One of the first steps toward interoperability – and the second track of the workshop agenda – is something called SpatioTemporal Asset Catalog (STAC). The product of a number of collaborative sprints, STAC is essentially a more streamlined and simple way to search for data across providers. More work on STAC is expected in the coming months, but one thing is clear: because it sits squarely in the open source software tradition, there was a clear playbook in which users drive definitions of standards. When it comes to ARD and interoperability, in contrast, public missions have an outsize effect on cost and schedule considerations for commercial providers of fusion products. This has traditionally discouraged the commercial sector from leading implementations of standards, which was what partly motivated the workshop discussions: the need for more industry-driven collaboration.
Overall, there was broad agreement that standardization is needed and reaches into previously unaddressed areas, like global georeferences or provisioning SLAs between providers of data. We discovered that all of us are solving similar problems over and over with little channels for consolidation and peer review. There was also consensus that no simple definition of ARD can exist without the definition of standardized families of applications (for eg, analysis-ready data could be ready for a surveyor, but maybe not for a farmer).

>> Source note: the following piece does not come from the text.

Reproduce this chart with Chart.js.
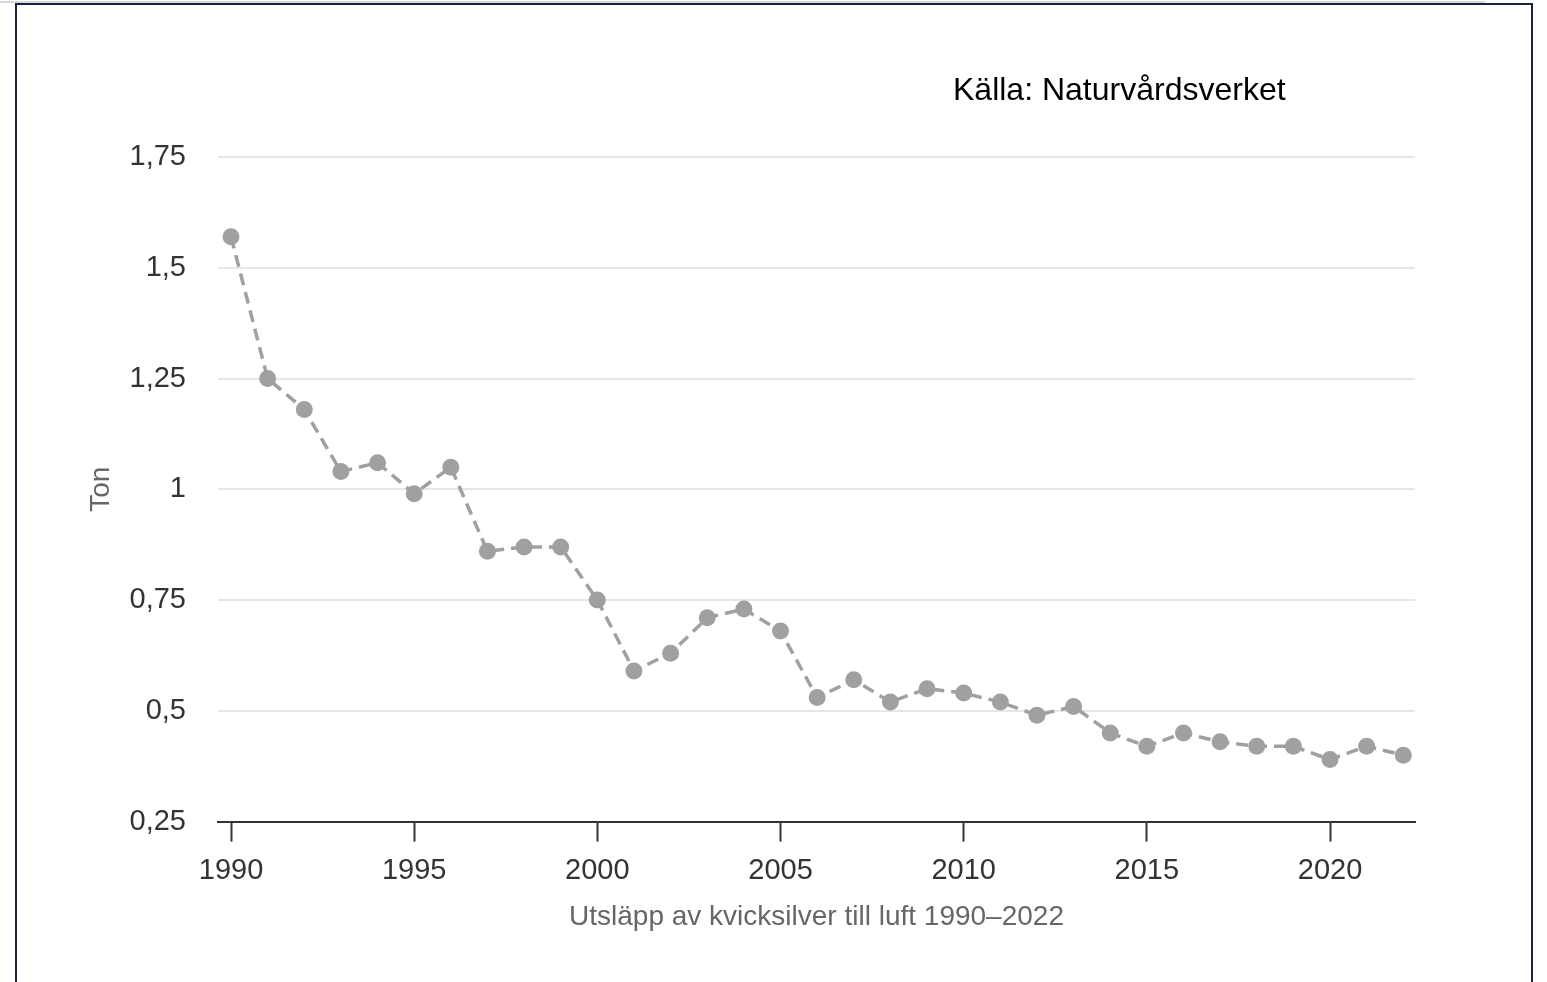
<!DOCTYPE html>
<html lang="sv">
<head>
<meta charset="utf-8">
<title>Utsläpp av kvicksilver till luft 1990–2022</title>
<script src="https://cdn.jsdelivr.net/npm/chart.js@4/dist/chart.umd.min.js"></script>
<style>
    html, body { margin: 0; padding: 0; background: #fff; }
    body { width: 1547px; height: 982px; position: relative; overflow: hidden; font-family: "Liberation Sans", Arial, sans-serif; }
    #topline { position: absolute; left: 0; top: 1px; width: 1485px; height: 2px; background: #d8d8d8; }
    #frame { position: absolute; left: 15px; top: 3px; width: 1514px; height: 1000px; border: 2px solid #1c2140; }
    #source { position: absolute; left: 953px; top: 73px; font-size: 32px; line-height: 1; color: #000; }
    #wrap { position: absolute; left: 0; top: 0; width: 1547px; height: 982px; }
</style>
</head>
<body>
<div id="topline"></div>
<div id="frame"></div>
<div id="wrap"><canvas id="chart"></canvas></div>
<div id="source">Källa: Naturvårdsverket</div>
<script>
// Utsläpp av kvicksilver till luft, ton per år
const years = [1990, 1991, 1992, 1993, 1994, 1995, 1996, 1997, 1998, 1999,
               2000, 2001, 2002, 2003, 2004, 2005, 2006, 2007, 2008, 2009,
               2010, 2011, 2012, 2013, 2014, 2015, 2016, 2017, 2018, 2019,
               2020, 2021, 2022];
const tons = [1.57, 1.25, 1.18, 1.04, 1.06, 0.99, 1.05, 0.86, 0.87, 0.87,
              0.75, 0.59, 0.63, 0.71, 0.73, 0.68, 0.53, 0.57, 0.52, 0.55,
              0.54, 0.52, 0.49, 0.51, 0.45, 0.42, 0.45, 0.43, 0.42, 0.42,
              0.39, 0.42, 0.40];

const xTicks = [1990, 1995, 2000, 2005, 2010, 2015, 2020];
const yTicks = [0.25, 0.5, 0.75, 1, 1.25, 1.5, 1.75];
const yTickLabels = ['0,25', '0,5', '0,75', '1', '1,25', '1,5', '1,75'];

const xTitle = 'Utsläpp av kvicksilver till luft 1990–2022';
const yTitle = 'Ton';

const fontFamily = '"Liberation Sans", Arial, sans-serif';

const ctx = document.getElementById('chart').getContext('2d');
const chart = new Chart(ctx, {
    type: 'line',
    data: {
        datasets: [{
            label: 'Kvicksilver',
            data: years.map((y, i) => ({ x: y, y: tons[i] })),
            borderColor: '#a0a0a0',
            backgroundColor: '#a0a0a0',
            borderWidth: 3.5,
            borderDash: [12, 7],
            pointRadius: 8.5,
            pointBorderWidth: 0,
            pointBackgroundColor: '#a0a0a0',
            tension: 0
        }]
    },
    options: {
        responsive: true,
        maintainAspectRatio: false,
        animation: false,
        layout: {
            padding: { left: 84, right: 132, top: 157, bottom: 44 }
        },
        plugins: {
            legend: { display: false },
            tooltip: { enabled: false }
        },
        scales: {
            x: {
                type: 'linear',
                min: 1989.645,
                max: 2022.32,
                afterBuildTicks: scale => {
                    scale.ticks = xTicks.map(v => ({ value: v }));
                },
                ticks: {
                    color: '#333',
                    padding: 12,
                    maxRotation: 0,
                    font: { family: fontFamily, size: 29 },
                    callback: value => String(value)
                },
                grid: {
                    drawOnChartArea: false,
                    drawTicks: true,
                    tickLength: 20,
                    tickWidth: 2,
                    tickColor: '#333'
                },
                border: { display: true, color: '#333', width: 2 },
                title: {
                    display: true,
                    text: xTitle,
                    color: '#666',
                    font: { family: fontFamily, size: 28 },
                    padding: { top: 0, bottom: 4 }
                }
            },
            y: {
                min: 0.25,
                max: 1.75,
                afterBuildTicks: scale => {
                    scale.ticks = yTicks.map(v => ({ value: v }));
                },
                afterFit: scale => {
                    scale.width = 218 - 84;
                },
                ticks: {
                    color: '#333',
                    padding: 32,
                    font: { family: fontFamily, size: 29 },
                    callback: (value, index) => yTickLabels[index]
                },
                grid: {
                    color: '#e6e6e6',
                    lineWidth: 2,
                    drawTicks: false
                },
                border: { display: false },
                title: {
                    display: true,
                    text: yTitle,
                    color: '#666',
                    font: { family: fontFamily, size: 28 },
                    padding: { top: 0, bottom: 0 }
                }
            }
        }
    }
});
</script>
</body>
</html>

This means that ARD ought to open up a more expansive definition of data that overlaps with rich metadata, like radiometric and geometric covariance such as precise camera models or point-spread-functions. To explore this idea, however, requires shifting our mental framework from one in which data transforms along a pipeline to one in which the core data is precisely defined and constant and the contextual metadata is enriched into more complex products instead.
A number of key takeaways emerged from the 30+ presentations, among them:
- Interoperability is a Measurement of Quality. The way that practitioners assess if data is good is by comparing it to another source of known quality, like Landsat or Sentinel data. It is core to what makes data usable or ready-for-analysis.
- ARD Isn’t the Same as Interoperability. While the terms are often used interchangeably, the processes that make data ready for analysis are not necessarily what make it interoperable. Sentinel and USGS have ARD products that are not directly interoperable until you do harmonization around either standard.
- ARD and Interoperability Require Standardization. In practice, making data ready for an analysis – which is yet to be defined – hinges on precisely defining standards for the behaviors of the resulting products.
- Standardized ARD Will be a Cornerstone of Commercial Data. Creating harmonized data around standards is something that commercial providers must invest in and open up. At Planet, providing data in a form that is seamlessly integrated with public data is a cornerstone of our product roadmap for 2018-2019.
- Harmonization of Industry Roadmaps and SLAs will be needed. Aligning the readiness of different levels of processing, new mission conops, launch manifests as well as the implementation of standard will happen over time, but more complex products require that this happens in a coordinated fashion. You can combine products that are not available at the same time in a given year or even at the same time during the day after its acquisition.
- Tapping into the Groundswell. While seemingly esoteric, ARD and interoperability are indeed hot topics in the industry; the workshop showed that there are many independent efforts to make commercial data like Planet’s interoperable with public sources. These should continue to be consolidated in the open.
Exciting times are ahead: attendees left the workshop ready to continue to take action on many fronts. Some folks left planing to embrace STAC as a standard in commercial platforms as well as OpenDataCube and other standards that already exist. Working groups are planned to start harmonization in the open-source context; government players are taking their enthusiasm back to their agencies; and groups like Open Geospatial Consortium are folding the workshop outcomes into future publications. There was also renewed enthusiasm to get behind the efforts of USGS and ESA in aligning industry-wide standards around upcoming Sentinel and LANDSAT products – such as Level 2 ARD, Collection 2 LANDSAT release.